One of Ireland’s leading historians, Dermot Keogh, Emeritus Professor of History at University College Cork, was a keynote speaker at the ‘Irish Catholicism on Trial’ conference, held 6-7 October at the Institute of Technology, Tallaght, in Dublin.
Keogh’s topic was ‘The Catholic Church and the Irish State.’ He drew on his years of scholarship to trace the complex relationship between the two and to reflect on the implications of that relationship in the present day.
There is no doubt that the church influenced the Irish state and society – often to the detriment of both. Keogh lamented that the public image of a ‘holy, Catholic Ireland’ obscured the reality underneath, where children and women bore the brunt of abuse. He referred to violence, abuse and poverty as ‘crimes against women and children’ that were ‘explained away theologically as a consequence of sin.’
These crimes were compounded because the Irish state permitted the Catholic Church, and other institutions like the Garda, to be self-regulated.
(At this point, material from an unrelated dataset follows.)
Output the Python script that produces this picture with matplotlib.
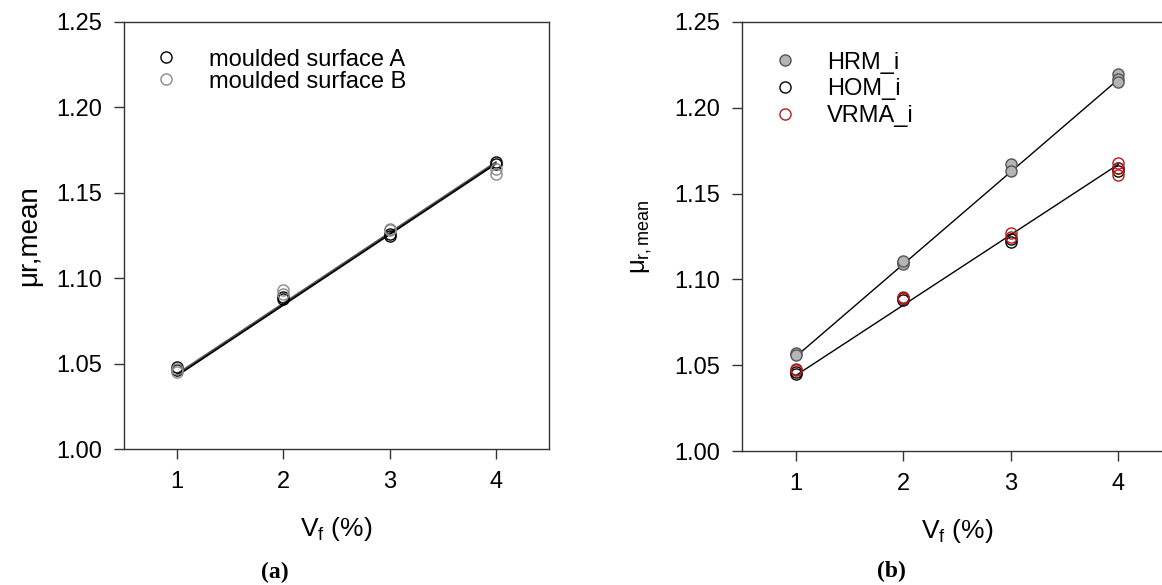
import numpy as np
import matplotlib
matplotlib.use("Agg")
import matplotlib.pyplot as plt
from matplotlib.lines import Line2D

plt.rcParams['font.family'] = ['Liberation Sans', 'DejaVu Sans']
plt.rcParams['mathtext.fontset'] = 'custom'
plt.rcParams['mathtext.rm'] = 'Liberation Sans'
plt.rcParams['mathtext.it'] = 'Liberation Sans'

# ---- panel (a) data ----
vf_a = [1, 1, 2, 2, 3, 3, 4, 4]
surf_A = [1.048, 1.046, 1.089, 1.088, 1.125, 1.126, 1.168, 1.167]
surf_B = [1.045, 1.047, 1.093, 1.091, 1.129, 1.128, 1.164, 1.161]
fit_x = [1, 4]
fit_A = [1.043, 1.167]
fit_B = [1.044, 1.168]

# ---- panel (b) data ----
vf_b = [1, 1, 2, 2, 2, 3, 3, 4, 4, 4]
hrm = [1.057, 1.056, 1.110, 1.109, 1.111, 1.167, 1.163, 1.2195, 1.217, 1.215]
vf_c = [1, 1, 2, 2, 3, 3, 4, 4]
hom = [1.046, 1.045, 1.089, 1.088, 1.1235, 1.122, 1.165, 1.163]
vrma = [1.048, 1.047, 1.090, 1.089, 1.127, 1.125, 1.168, 1.165]
vf_d = [4]
vrma_extra = [1.161]
fit_upper = [1.055, 1.2165]
fit_lower = [1.044, 1.167]

xticks = [1, 2, 3, 4]
yticks = [1.00, 1.05, 1.10, 1.15, 1.20, 1.25]

fig = plt.figure(figsize=(11.62, 5.85), dpi=100)
ax1 = fig.add_axes([124/1162, 1-449/585, 425/1162, 427/585])
ax2 = fig.add_axes([742/1162, 1-451/585, 430/1162, 429/585])

red = '#b31b1b'
gray_edge = '#8a8a8a'
gray_fill = '#b4b4b4'

def style(ax):
    ax.set_xlim(0.5, 4.5)
    ax.set_ylim(1.0, 1.25)
    ax.set_xticks(xticks)
    ax.set_yticks(yticks)
    ax.set_yticklabels([f'{v:.2f}' for v in yticks])
    ax.tick_params(direction='out', length=7, width=1, labelsize=17, pad=9,
                   top=False, right=False, color='#333333')
    for s in ax.spines.values():
        s.set_linewidth(1.0)
        s.set_color('#333333')

# panel (a)
ax1.plot(fit_x, fit_B, color='#555555', lw=1.3, zorder=2)
ax1.plot(fit_x, fit_A, color='black', lw=1.3, zorder=2)
ax1.plot(vf_a, surf_A, 'o', mfc='none', mec='black', ms=8, mew=1.0, zorder=3)
ax1.plot(vf_a, surf_B, 'o', mfc='none', mec=gray_edge, ms=8, mew=1.0, zorder=3)
style(ax1)
ax1.set_xlabel(r'V$_\mathrm{f}$ (%)', fontsize=19, labelpad=16)
ax1.set_ylabel('μr,mean', fontsize=20, labelpad=10)
h1 = [Line2D([], [], ls='none', marker='o', mfc='none', mec='black', ms=8),
      Line2D([], [], ls='none', marker='o', mfc='none', mec=gray_edge, ms=8)]
ax1.legend(h1, ['moulded surface A', 'moulded surface B'], loc='upper left',
           bbox_to_anchor=(0.02, 0.96), frameon=False, fontsize=17,
           handletextpad=0.85, labelspacing=0.0, borderaxespad=0)

# panel (b)
ax2.plot(fit_x, fit_upper, color='black', lw=1.0, zorder=2)
ax2.plot(fit_x, fit_lower, color='black', lw=1.0, zorder=2)
ax2.plot(vf_b, hrm, 'o', mfc=gray_fill, mec='#555555', ms=8, mew=1.0, zorder=3)
ax2.plot(vf_c, hom, 'o', mfc='none', mec='black', ms=8, mew=1.0, zorder=3)
ax2.plot(vf_c, vrma, 'o', mfc='none', mec=red, ms=8, mew=1.0, zorder=4)
ax2.plot(vf_d, vrma_extra, 'o', mfc='none', mec=red, ms=8, mew=1.0, zorder=4)
style(ax2)
ax2.spines['right'].set_visible(False)
ax2.set_xlabel(r'V$_\mathrm{f}$ (%)', fontsize=19, labelpad=16)
ax2.set_ylabel(r'$\mu_\mathrm{r,mean}$', fontsize=18.5, labelpad=14)
h2 = [Line2D([], [], ls='none', marker='o', mfc=gray_fill, mec='#555555', ms=8),
      Line2D([], [], ls='none', marker='o', mfc='none', mec='black', ms=8),
      Line2D([], [], ls='none', marker='o', mfc='none', mec=red, ms=8)]
ax2.legend(h2, ['HRM_i', 'HOM_i', 'VRMA_i'], loc='upper left',
           bbox_to_anchor=(0.023, 0.953), frameon=False, fontsize=17,
           handletextpad=0.78, labelspacing=0.2, borderaxespad=0)

fig.text(275/1162, 1-572/585, '(a)', family='Liberation Serif', fontsize=17,
         fontweight='bold', ha='center', va='center')
fig.text(891/1162, 1-571/585, '(b)', family='Liberation Serif', fontsize=17,
         fontweight='bold', ha='center', va='center')

fig.savefig('out.png', dpi=100)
He noted the many state inquiries into the abuses by the Catholic Church and asked: ‘will there be a commission of inquiry on the failure of the Irish state to protect the vulnerable?’
Keogh emphasized that throughout the early years of the Irish state there was a lack of freedom of expression within Irish Catholicism. He noted the ‘poverty of episcopal appointments’ within the church, arguing that those who became bishops did not reflect the best talent in the church but rather those who conformed.
At the same time, Keogh recognized the ‘long history of dissent in Irish and global Catholicism’ and asked whether this tradition could be revived to renew today’s church. He noted that this dissenting tradition was often more focused on social justice than social conformity and continues today through priests like Fr Peter McVerry, who has dedicated his life to working alongside those in Dublin’s most disadvantaged areas. Keogh said:
‘It is better to begin to rebuild anew than seek to preserve a Catholicism based on fear, not respect for the other.’
Keogh also observed that there is currently a prevailing narrative in the public sphere that is adversarial to the Catholic Church for its own sake.
This is perhaps an understandable, if knee-jerk, reaction given the abuse scandals. But Keogh lamented that this narrative can distort history, referencing the recent comments of Independent TD Joan Collins, who in her zeal for constitutional reform asserted that the Irish Constitution was written by a priest.
Keogh lamented that it seems such commentators ‘are not expected to familiarize themselves with basic Irish history,’ before explaining that the Constitution was drafted by senior civil servants after a broad-ranging consultation process that included the leaders of all Ireland’s major churches and the Chief Rabbi.